REQUIREMENT:
Say how many lines contain the word "with" and give no other text.

SUPPLIED DATA:
▬▬▬
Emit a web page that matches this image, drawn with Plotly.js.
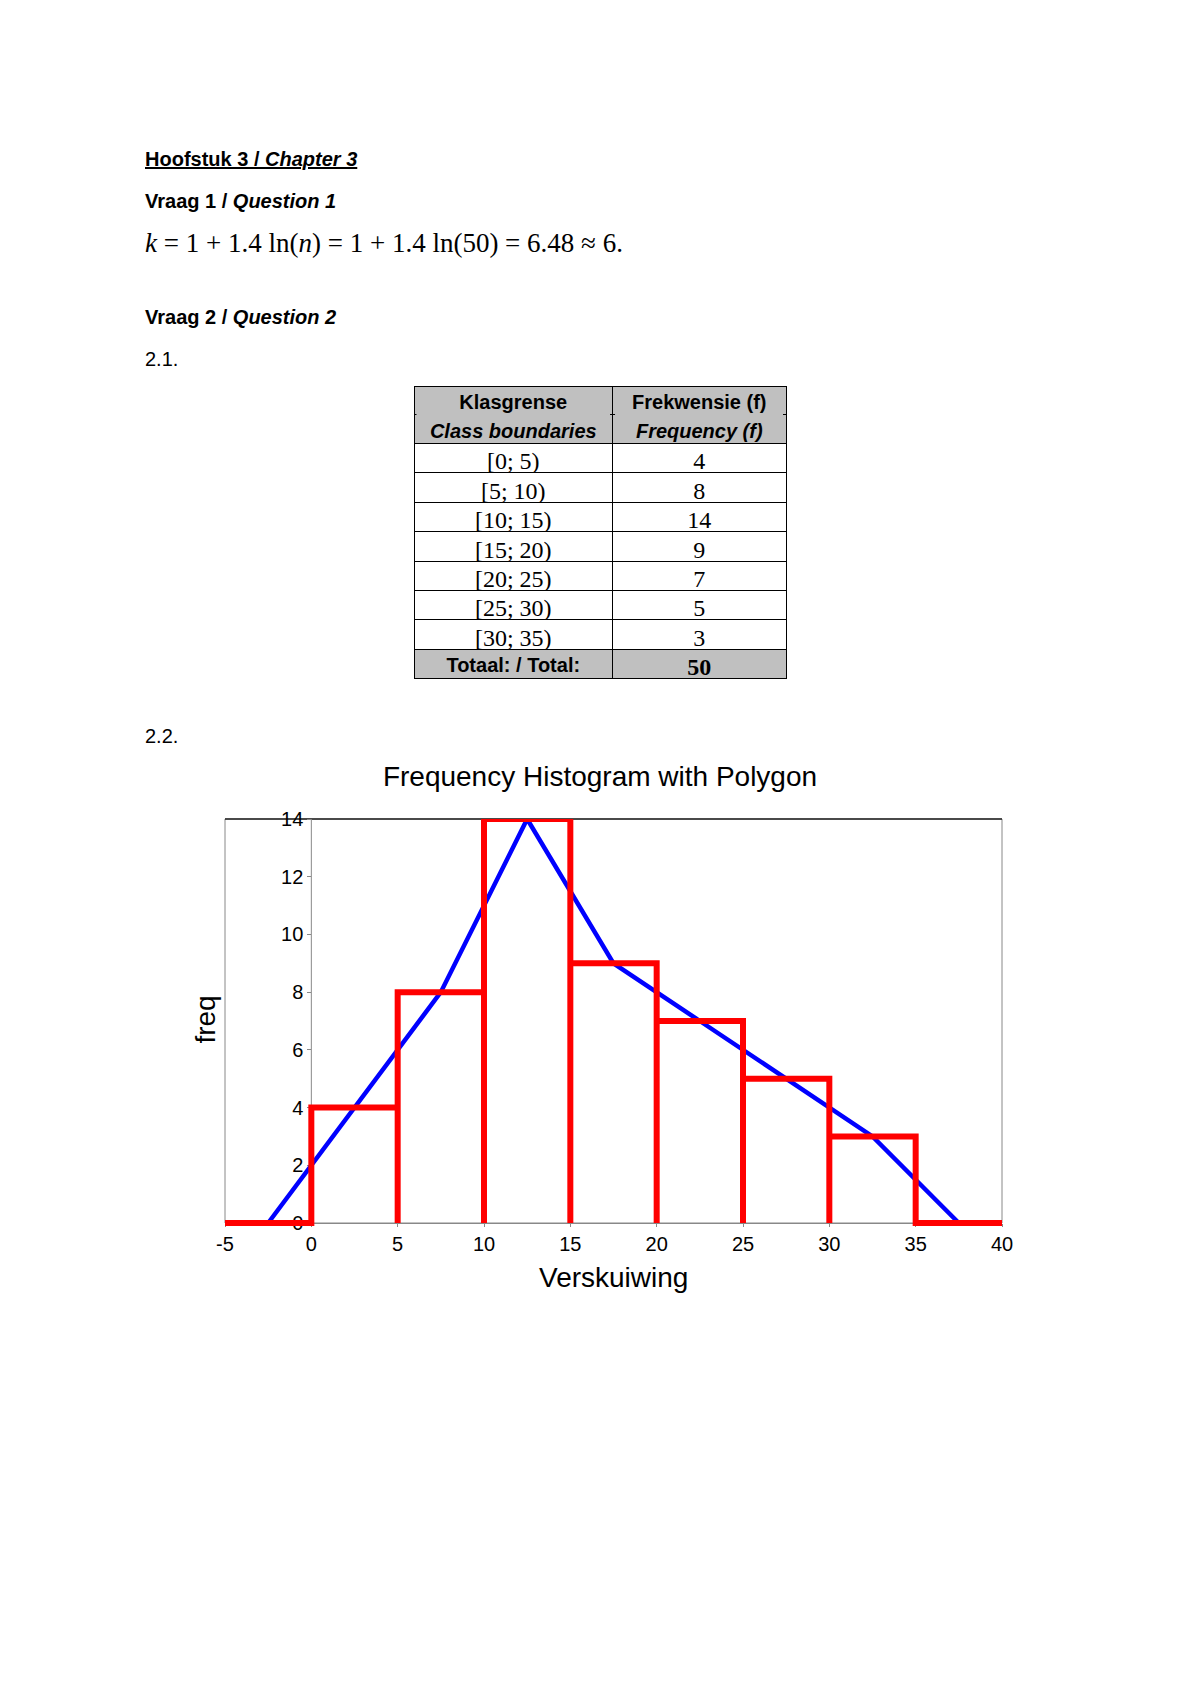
<!DOCTYPE html>
<html>
<head>
<meta charset="utf-8">
<script src="https://cdn.plot.ly/plotly-3.0.1.min.js"></script>
<style>
  html, body { margin: 0; padding: 0; background: #ffffff; }
  #page { width: 1200px; height: 1697px; }
</style>
</head>
<body>
<div id="page"></div>
<script>
// ---------------- DATA ----------------
const classLabels = ["[0; 5)", "[5; 10)", "[10; 15)", "[15; 20)", "[20; 25)", "[25; 30)", "[30; 35)"];
const classLower  = [0, 5, 10, 15, 20, 25, 30];
const classUpper  = [5, 10, 15, 20, 25, 30, 35];
const frequency   = [4, 8, 14, 9, 7, 5, 3];
const headerCol1  = ["Klasgrense", "Class boundaries"];
const headerCol2  = ["Frekwensie (f)", "Frequency (f)"];
const totalLabel  = "Totaal: / Total:";
const xTickVals   = [-5, 0, 5, 10, 15, 20, 25, 30, 35, 40];
const xTickText   = ["-5", "0", "5", "10", "15", "20", "25", "30", "35", "40"];
const yTickVals   = [0, 2, 4, 6, 8, 10, 12, 14];
const yTickText   = ["0", "2", "4", "6", "8", "10", "12", "14"];
const xRange      = [-5, 40];
const yRange      = [0, 14];

// ---------------- PAGE GEOMETRY ----------------
const W = 1200, H = 1697;
const fx = px => px / W;
const fy = py => 1 - py / H;

const SANS  = "Liberation Sans, Arial, sans-serif";
const SERIF = "Liberation Serif, Times New Roman, serif";

// plot area in pixels
const PL = 225, PR = 1002, PT = 819, PB = 1223;
const pxPerY = (PB - PT) / (yRange[1] - yRange[0]);
const PADB = 5;   // let the bottom lines show fully below the axis

// table geometry in pixels
const TL = 414, TR = 786, TT = 386;
const HEAD_ROW = 28.7, BODY_ROW = 29.4;
const COLW = [198, 173];

// ---------------- DERIVED SERIES ----------------
const total = frequency.reduce((a, b) => a + b, 0);

// histogram outline (bars as open rectangles standing on the axis)
const histX = [xRange[0], classLower[0]];
const histY = [0, 0];
for (let i = 0; i < frequency.length; i++) {
  histX.push(classLower[i], classLower[i], classUpper[i], classUpper[i]);
  histY.push(0, frequency[i], frequency[i], 0);
}
histX.push(xRange[1]);
histY.push(0);

// frequency polygon through class midpoints, closed to zero half a class outside
const w0 = classUpper[0] - classLower[0];
const wN = classUpper[classUpper.length - 1] - classLower[classLower.length - 1];
const polyX = [classLower[0] - w0 / 2];
const polyY = [0];
for (let i = 0; i < frequency.length; i++) {
  polyX.push((classLower[i] + classUpper[i]) / 2);
  polyY.push(frequency[i]);
}
polyX.push(classUpper[classUpper.length - 1] + wN / 2);
polyY.push(0);

// ---------------- TABLE ----------------
const nRows = classLabels.length + 1;
const col1 = classLabels.concat([totalLabel]);
const col2 = frequency.map(String).concat([String(total)]);
const fillCol = [], famCol1 = [], sizeCol1 = [], weightCol = [];
for (let r = 0; r < nRows; r++) {
  const isTotal = r === nRows - 1;
  fillCol.push(isTotal ? "#c0c0c0" : "#ffffff");
  famCol1.push(isTotal ? SANS : SERIF);
  sizeCol1.push(isTotal ? 20 : 24);
  weightCol.push(isTotal ? "bold" : "normal");
}
const tableBottom = TT + 2 * HEAD_ROW + nRows * BODY_ROW;

const tableTrace = {
  type: "table",
  domain: { x: [fx(TL), fx(TR)], y: [fy(tableBottom + 4), fy(TT)] },
  columnwidth: COLW,
  header: {
    values: [headerCol1, headerCol2],
    height: HEAD_ROW,
    align: "center",
    fill: { color: "#c0c0c0" },
    line: { color: "#000000", width: 1 },
    font: { family: SANS, size: 20, color: "#000000", weight: "bold",
            style: [["normal", "italic"], ["normal", "italic"]] }
  },
  cells: {
    values: [col1, col2],
    height: BODY_ROW,
    align: "center",
    fill: { color: [fillCol, fillCol] },
    line: { color: "#000000", width: 1 },
    font: { family: [famCol1, SERIF], size: [sizeCol1, 24], color: "#000000",
            weight: [weightCol, weightCol] }
  }
};

// ---------------- CHART TRACES ----------------
const polygonTrace = {
  type: "scatter", mode: "lines",
  x: polyX, y: polyY, xaxis: "x", yaxis: "y",
  line: { color: "#0000ff", width: 4.5 },
  hoverinfo: "skip", showlegend: false
};
const histTrace = {
  type: "scatter", mode: "lines",
  x: histX, y: histY, xaxis: "x", yaxis: "y",
  line: { color: "#ff0000", width: 6 },
  hoverinfo: "skip", showlegend: false
};

const xDomain = [fx(PL), fx(PR)];
const yAxisPos = xDomain[0] + (0 - xRange[0]) / (xRange[1] - xRange[0]) * (xDomain[1] - xDomain[0]);
const divX = TL + (TR - TL) * COLW[0] / (COLW[0] + COLW[1]);
const headSplitY = TT + HEAD_ROW;

const layout = {
  width: W, height: H,
  margin: { l: 0, r: 0, t: 0, b: 0, pad: 0 },
  paper_bgcolor: "#ffffff",
  plot_bgcolor: "rgba(0,0,0,0)",
  showlegend: false,
  title: {
    text: "Frequency Histogram with Polygon",
    x: 0.5, xanchor: "center", y: fy(776), yanchor: "middle",
    font: { family: SANS, size: 28, color: "#000000" }
  },
  xaxis: {
    domain: xDomain, range: xRange, anchor: "free", position: fy(PB),
    tickmode: "array", tickvals: xTickVals, ticktext: xTickText,
    ticks: "outside", ticklen: 3, tickwidth: 1, tickcolor: "#888888",
    showline: true, linecolor: "#888888", linewidth: 1,
    showgrid: false, zeroline: false, layer: "below traces",
    tickfont: { family: SANS, size: 20, color: "#000000" },
    fixedrange: true
  },
  yaxis: {
    domain: [fy(PB + PADB), fy(PT)],
    range: [yRange[0] - PADB / pxPerY, yRange[1]],
    anchor: "free", position: yAxisPos,
    tickmode: "array", tickvals: yTickVals, ticktext: yTickText,
    ticks: "outside", ticklen: 4, tickwidth: 1, tickcolor: "#888888",
    showline: false,
    showgrid: false, zeroline: false, layer: "below traces",
    tickfont: { family: SANS, size: 20, color: "#000000" },
    fixedrange: true
  },
  shapes: [
    // plot frame
    { type: "rect", xref: "paper", yref: "paper", x0: fx(PL), x1: fx(PR), y0: fy(PB), y1: fy(PT),
      line: { color: "#888888", width: 1 }, fillcolor: "rgba(0,0,0,0)", layer: "below" },
    { type: "line", xref: "paper", yref: "paper", x0: fx(PL), x1: fx(PR), y0: fy(PT), y1: fy(PT),
      line: { color: "#222222", width: 1.5 }, layer: "below" },
    // vertical axis line through x = 0
    { type: "line", xref: "x", yref: "y", x0: 0, x1: 0, y0: yRange[0], y1: yRange[1],
      line: { color: "#888888", width: 1 }, layer: "below" },
    // hide the rule between the two header lines of the table
    { type: "line", xref: "paper", yref: "paper", x0: fx(TL + 2.5), x1: fx(divX - 2.5),
      y0: fy(headSplitY), y1: fy(headSplitY), line: { color: "#c0c0c0", width: 2.5 }, layer: "above" },
    { type: "line", xref: "paper", yref: "paper", x0: fx(divX + 2.5), x1: fx(TR - 3),
      y0: fy(headSplitY), y1: fy(headSplitY), line: { color: "#c0c0c0", width: 2.5 }, layer: "above" }
  ],
  annotations: [
    { text: "<u><b>Hoofstuk 3 / <i>Chapter 3</i></b></u>", x: fx(143), y: fy(159),
      font: { family: SANS, size: 20, color: "#000000" } },
    { text: "<b>Vraag 1 / <i>Question 1</i></b>", x: fx(143), y: fy(201),
      font: { family: SANS, size: 20, color: "#000000" } },
    { text: "<i>k</i> = 1 + 1.4 ln(<i>n</i>) = 1 + 1.4 ln(50) = 6.48 ≈ 6.", x: fx(143), y: fy(243.5),
      font: { family: SERIF, size: 27, color: "#000000" } },
    { text: "<b>Vraag 2 / <i>Question 2</i></b>", x: fx(143), y: fy(317),
      font: { family: SANS, size: 20, color: "#000000" } },
    { text: "2.1.", x: fx(143), y: fy(359),
      font: { family: SANS, size: 20, color: "#000000" } },
    { text: "2.2.", x: fx(143), y: fy(736),
      font: { family: SANS, size: 20, color: "#000000" } },
    { text: "freq", x: fx(205.6), y: fy(1020), textangle: -90, xanchor: "center",
      font: { family: SANS, size: 28, color: "#000000" } },
    { text: "Verskuiwing", x: fx(613.5), y: fy(1277), xanchor: "center",
      font: { family: SANS, size: 28, color: "#000000" } }
  ].map(a => Object.assign({ xref: "paper", yref: "paper", showarrow: false,
                              xanchor: "left", yanchor: "middle" }, a))
};

Plotly.newPlot("page", [polygonTrace, histTrace, tableTrace], layout,
  { staticPlot: true, displayModeBar: false });
</script>
</body>
</html>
▬▬▬
RESPONSE BELOW:
2